Wednesday, November 14, 2007

abstract thoughts

Here's a little abstract I recently put together to submit to a conference. Like a lot of scholars, I've discovered that committing to giving a conference paper on a new research topic is the best way to push myself along: I write a 300-word abstract, and if it gets accepted by the conference I have to write a 20-minute paper (~10 pages), which inevitably starts out as a longer draft, which can then be expanded into a journal article submission during the summer, which might then be rewritten as a book chapter later on. That's the idea, anyway. (And that's also why the pace of academic publishing is so slow.)

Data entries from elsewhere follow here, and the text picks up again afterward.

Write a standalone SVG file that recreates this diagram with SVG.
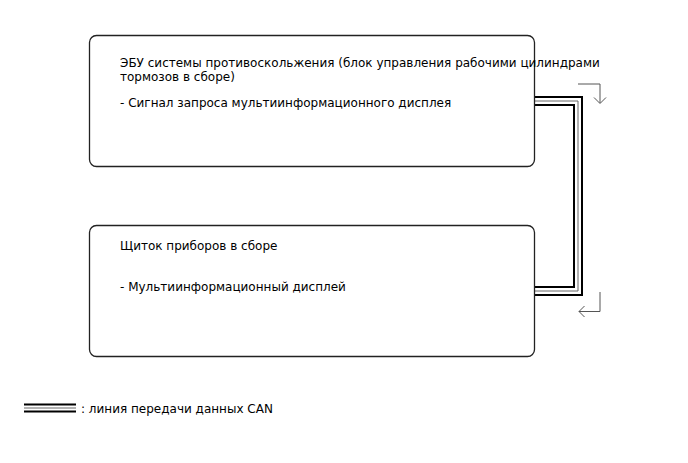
<svg xmlns="http://www.w3.org/2000/svg" width="688" height="463" viewBox="0 0 688 463">
<style>
text{font-family:"DejaVu Sans","Liberation Sans",sans-serif;font-size:12px;fill:#000}
.box{fill:#fff;stroke:#222;stroke-width:1.3}
.c1{fill:none;stroke:#000;stroke-width:10}
.c2{fill:none;stroke:#fff;stroke-width:6}
.c3{fill:none;stroke:#666;stroke-width:1}
.ar{fill:none;stroke:#555;stroke-width:1}
</style>
<rect width="688" height="463" fill="#fff"/>
<g id="connectors">
<path class="c1" d="M535,101 H578 V291 H535"/>
<path class="c2" d="M535,101 H578 V291 H535"/>
<path class="c3" d="M535,101 H578 V291 H535"/>
<path class="ar" d="M578,84 H600 V103 M594,97.5 L600,103.5 L606,97.5"/>
<path class="ar" d="M600,292 V311.5 H579 M584.5,306 L579,311.5 L584.5,317"/>
</g>
<g id="node-ecu">
<rect class="box" x="89.5" y="35.5" width="445" height="131" rx="7"/>
<text x="120" y="67">ЭБУ системы противоскольжения (блок управления рабочими цилиндрами</text>
<text x="120" y="81">тормозов в сборе)</text>
<text x="120" y="107">- Сигнал запроса мультиинформационного дисплея</text>
</g>
<g id="node-meter">
<rect class="box" x="89.5" y="225.5" width="445" height="131" rx="7"/>
<text x="120" y="250">Щиток приборов в сборе</text>
<text x="120" y="291">- Мультиинформационный дисплей</text>
</g>
<g id="legend">
<path class="c1" d="M24,408 H76" style="stroke-width:9"/>
<path class="c2" d="M24,408 H76" style="stroke-width:5"/>
<path class="c3" d="M24,408 H76"/>
<text x="81" y="413">: линия передачи данных CAN</text>
</g>
</svg>
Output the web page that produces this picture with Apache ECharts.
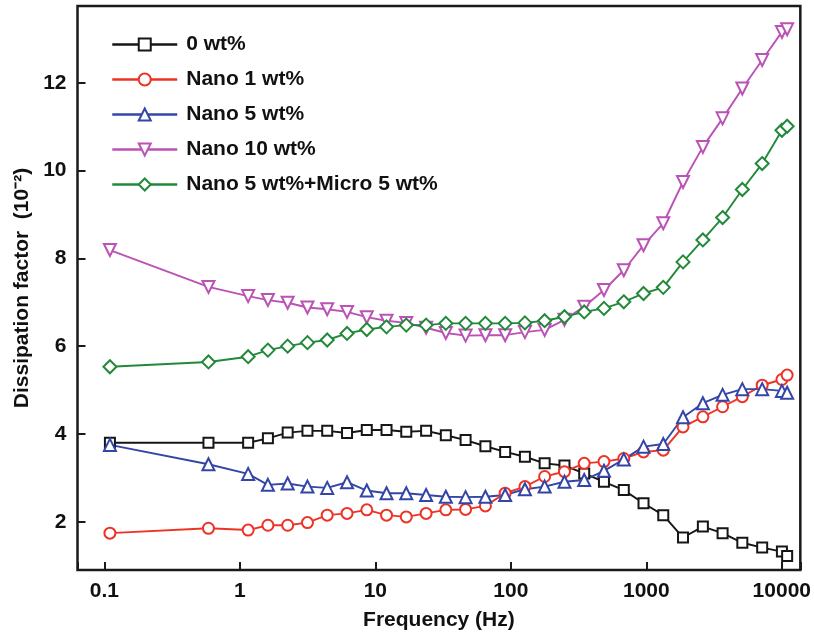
<!DOCTYPE html>
<html>
<head>
<meta charset="utf-8">
<script src="https://cdn.jsdelivr.net/npm/echarts@6/dist/echarts.min.js"></script>
<style>
html,body{margin:0;padding:0;background:#fff;}
#chart{width:814px;height:636px;}
</style>
</head>
<body>
<div id="chart"></div>
<script>
const freqs = [0.110, 0.587, 1.152, 1.612, 2.255, 3.157, 4.416, 6.185, 8.651, 12.10, 16.92, 23.71, 33.15, 46.38, 64.95, 90.85, 127.1, 177.7, 248.9, 348.1, 486.9, 682.1, 953.9, 1334, 1866, 2615, 3656, 5113, 7164, 10020, 10950];

const seriesNames = ['0 wt%', 'Nano 1 wt%', 'Nano 5 wt%', 'Nano 10 wt%', 'Nano 5 wt%+Micro 5 wt%'];

const wt0 = [3.80, 3.80, 3.80, 3.90, 4.03, 4.07, 4.07, 4.02, 4.09, 4.09, 4.05, 4.07, 3.97, 3.86, 3.72, 3.59, 3.48, 3.33, 3.28, 3.10, 2.91, 2.72, 2.42, 2.15, 1.64, 1.89, 1.74, 1.52, 1.41, 1.32, 1.22];
const nano1 = [1.74, 1.85, 1.81, 1.92, 1.92, 1.98, 2.15, 2.19, 2.27, 2.15, 2.11, 2.19, 2.27, 2.28, 2.36, 2.65, 2.80, 3.03, 3.14, 3.33, 3.37, 3.44, 3.59, 3.63, 4.16, 4.39, 4.62, 4.85, 5.11, 5.24, 5.34];
const nano5 = [3.75, 3.31, 3.09, 2.84, 2.87, 2.80, 2.77, 2.90, 2.71, 2.65, 2.65, 2.61, 2.57, 2.56, 2.57, 2.61, 2.74, 2.80, 2.91, 2.95, 3.16, 3.42, 3.71, 3.77, 4.38, 4.70, 4.89, 5.02, 5.02, 4.98, 4.94];
const nano10 = [8.19, 7.35, 7.14, 7.05, 6.99, 6.88, 6.84, 6.78, 6.66, 6.58, 6.53, 6.42, 6.30, 6.24, 6.25, 6.25, 6.32, 6.37, 6.60, 6.90, 7.28, 7.73, 8.30, 8.80, 9.74, 10.54, 11.19, 11.87, 12.52, 13.16, 13.22];
const nanoMicro = [5.53, 5.64, 5.76, 5.91, 6.00, 6.08, 6.14, 6.29, 6.38, 6.44, 6.48, 6.48, 6.52, 6.52, 6.52, 6.52, 6.53, 6.58, 6.67, 6.78, 6.86, 7.01, 7.20, 7.34, 7.92, 8.42, 8.93, 9.57, 10.16, 10.92, 11.01];

const xTickLabels = ['0.1', '1', '10', '100', '1000', '10000'];
const yTickLabels = ['2', '4', '6', '8', '10', '12'];

const FONT = '"Liberation Sans", Arial, sans-serif';
const colors = ['#161616', '#ee3326', '#3445a8', '#bb52b6', '#23893a'];
const symbols = ['emptyRect', 'emptyCircle', 'emptyTriangle', 'emptyTriangle', 'emptyDiamond'];
const sizes = [10, 11, 12, 12, 13];
const rotations = [0, 0, 0, 180, 0];
const allData = [wt0, nano1, nano5, nano10, nanoMicro];

const chart = echarts.init(document.getElementById('chart'), null, {renderer: 'canvas'});

const series = allData.map((vals, i) => ({
  name: seriesNames[i],
  type: 'line',
  data: freqs.map((f, k) => [f, vals[k]]),
  symbol: symbols[i],
  symbolSize: sizes[i],
  symbolRotate: rotations[i],
  showAllSymbol: true,
  lineStyle: {color: colors[i], width: 1.9},
  itemStyle: {color: colors[i], borderWidth: 2},
  emphasis: {disabled: true},
  animation: false
}));

chart.setOption({
  backgroundColor: '#fff',
  animation: false,
  grid: {left: 77.5, right: 7, top: 6, bottom: 66, show: true, borderColor: '#1a1a1a', borderWidth: 2.5, backgroundColor: 'transparent'},
  legend: {
    orient: 'vertical',
    left: 106,
    top: 29,
    itemWidth: 65,
    itemHeight: 15,
    itemGap: 14,
    data: seriesNames,
    lineStyle: {width: 2.5},
    textStyle: {fontFamily: FONT, fontWeight: 'bold', fontSize: 21, color: '#111', padding: [0, 0, 0, 4]}
  },
  xAxis: {
    type: 'log',
    logBase: 10,
    min: 0.0634,
    max: 13700,
    name: 'Frequency (Hz)',
    nameLocation: 'middle',
    nameGap: 40,
    nameTextStyle: {fontFamily: FONT, fontWeight: 'bold', fontSize: 21, color: '#111'},
    axisLine: {show: false},
    axisTick: {show: true, inside: true, length: 8, lineStyle: {color: '#1a1a1a', width: 2}},
    minorTick: {show: false},
    splitLine: {show: false},
    axisLabel: {
      fontFamily: FONT, fontWeight: 'bold', fontSize: 21, color: '#111', margin: 11,
      formatter: function (v) {
        const l = Math.log10(v);
        const r = Math.round(l);
        if (Math.abs(l - r) > 1e-6 || r < -1 || r > 4) return '';
        return xTickLabels[r + 1];
      }
    }
  },
  yAxis: {
    type: 'value',
    min: 0.9,
    max: 13.75,
    splitNumber: 6,
    name: 'Dissipation factor  (10⁻²)',
    nameLocation: 'middle',
    nameGap: 45,
    nameTextStyle: {fontFamily: FONT, fontWeight: 'bold', fontSize: 21, color: '#111'},
    axisLine: {show: false},
    axisTick: {show: true, inside: true, length: 8, lineStyle: {color: '#1a1a1a', width: 2}},
    splitLine: {show: false},
    axisLabel: {
      fontFamily: FONT, fontWeight: 'bold', fontSize: 21, color: '#111', margin: 11,
      formatter: function (v) {
        const r = Math.round(v);
        if (Math.abs(v - r) > 1e-6 || r % 2 !== 0) return '';
        const idx = r / 2 - 1;
        return (idx >= 0 && idx < yTickLabels.length) ? yTickLabels[idx] : '';
      }
    }
  },
  series: series
});
</script>
</body>
</html>
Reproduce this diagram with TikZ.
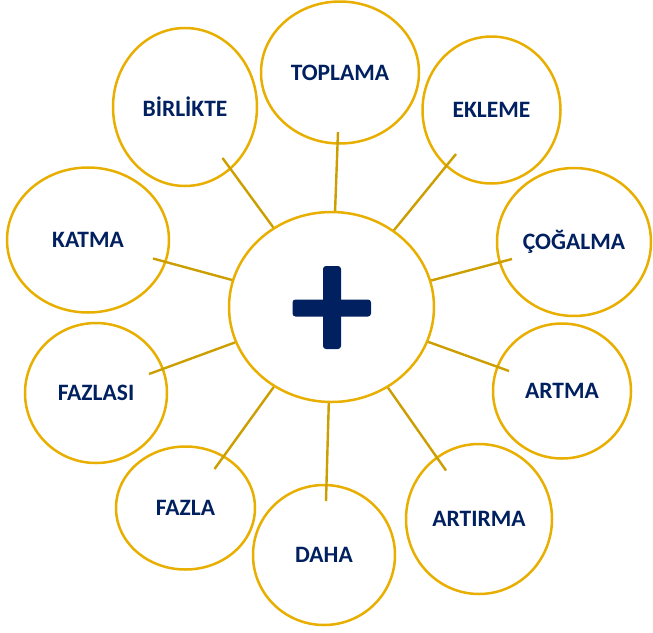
\documentclass[tikz,border=0pt]{standalone}
\usepackage{fontspec}
\setmainfont{Carlito}
\usetikzlibrary{shapes.geometric}
\definecolor{ringgold}{RGB}{232,175,0}
\definecolor{linegold}{RGB}{204,158,0}
\definecolor{navy}{RGB}{0,32,96}
\tikzset{
  bubble/.style={ellipse, draw=ringgold, line width=2.5pt, inner sep=0pt, fill=white,
    text=navy, font=\fontsize{23.5}{27}\selectfont\bfseries},
  spoke/.style={draw=linegold, line width=2.4pt},
  plusbar/.style={fill=navy, rounded corners=3pt}
}
\begin{document}
\begin{tikzpicture}[x=1pt,y=-1pt]
\useasboundingbox (0,0) rectangle (653,632);
% outer bubbles
\node[bubble, minimum width=158, minimum height=142] (toplama) at (340,72.5) {TOPLAMA};
\node[bubble, minimum width=144, minimum height=158] (birlikte) at (185,107) {BİRLİKTE};
\node[bubble, minimum width=138, minimum height=147] (ekleme) at (491.5,110) {EKLEME};
\node[bubble, minimum width=154, minimum height=148] (cogalma) at (574,242) {ÇOĞALMA};
\node[bubble, minimum width=162, minimum height=145] (katma) at (88,240) {KATMA};
\node[bubble, minimum width=142, minimum height=140] (fazlasi) at (96,393) {FAZLASI};
\node[bubble, minimum width=138, minimum height=135] (artma) at (562,391) {ARTMA};
\node[bubble, minimum width=139, minimum height=123] (fazla) at (185.5,508) {FAZLA};
\node[bubble, minimum width=142, minimum height=140] (daha) at (324,555) {DAHA};
\node[bubble, minimum width=146, minimum height=150] (artirma) at (479,519) {ARTIRMA};
% centre
\node[bubble, minimum width=205, minimum height=190] (c) at (331.5,307) {};
% spoke ends
\coordinate (eT) at (338,132);
\coordinate (eB) at (222.5,158);
\coordinate (eE) at (456,154);
\coordinate (eC) at (512,259);
\coordinate (eK) at (153,258.5);
\coordinate (eF1) at (149,374);
\coordinate (eA) at (509,371);
\coordinate (eF2) at (214.5,469);
\coordinate (eD) at (326,501);
\coordinate (eR) at (446,470.5);
\foreach \e in {eT,eB,eE,eC,eK,eF1,eA,eF2,eD,eR}
  \draw[spoke] (\e) -- (c);
% plus sign
\fill[plusbar] (292.5,299.5) rectangle (371,316.5);
\fill[plusbar] (323,266) rectangle (341,349);
\end{tikzpicture}
\end{document}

Guitar Hero's Rock Pedagogy

What does Guitar Hero teach players about rock's musical repertoires and aesthetic norms, rock as a mode of performance, and rock as an emblem of American individuality? This videogame series has greatly expanded the market for the "music & rhythm" niche in the digital gaming industry. Players use a guitar-shaped controller to play along with both classic and contemporary rock songs, generating appreciative feedback from a virtual crowd. As with the Dance Dance Revolution series, these games inspire physically virtuosic, visually engaging performances; they lend themselves to public competition and are often played in venues far removed from the isolated living room of the stereotypical gamer. Like musicians, many Guitar Hero players "practice" at home and "perform" in public (or on YouTube). Advanced players gather online to share tips for mastering complicated musical passages and extracting the highest possible scores through the strategic use of "star power." This paper investigates Guitar Hero's model of musical creativity, its impact on players' understandings of the physicality of rock performance, and its sometimes-sincere, sometimes-ironic constructions of rock heroism and the popular music industry. Drawing on ethnographic research -- including interviews with players and game designers, a web-based qualitative survey, and the exploration of web-based player communities such as -- I discuss players' implicit and explicit concepts of musicality, creativity, and public/private performance as they are developed through Guitar Hero gameplay in conjunction with other everyday musical experiences. I also address media reception of Guitar Hero, particularly debates over whether the games encourage or discourage the acquisition of "real" musical skills. Finally, I anticipate that I will be able to include some comparative discussion of the collaborative game Rock Band, developed by the same designers as Guitar Hero, which will be released this winter.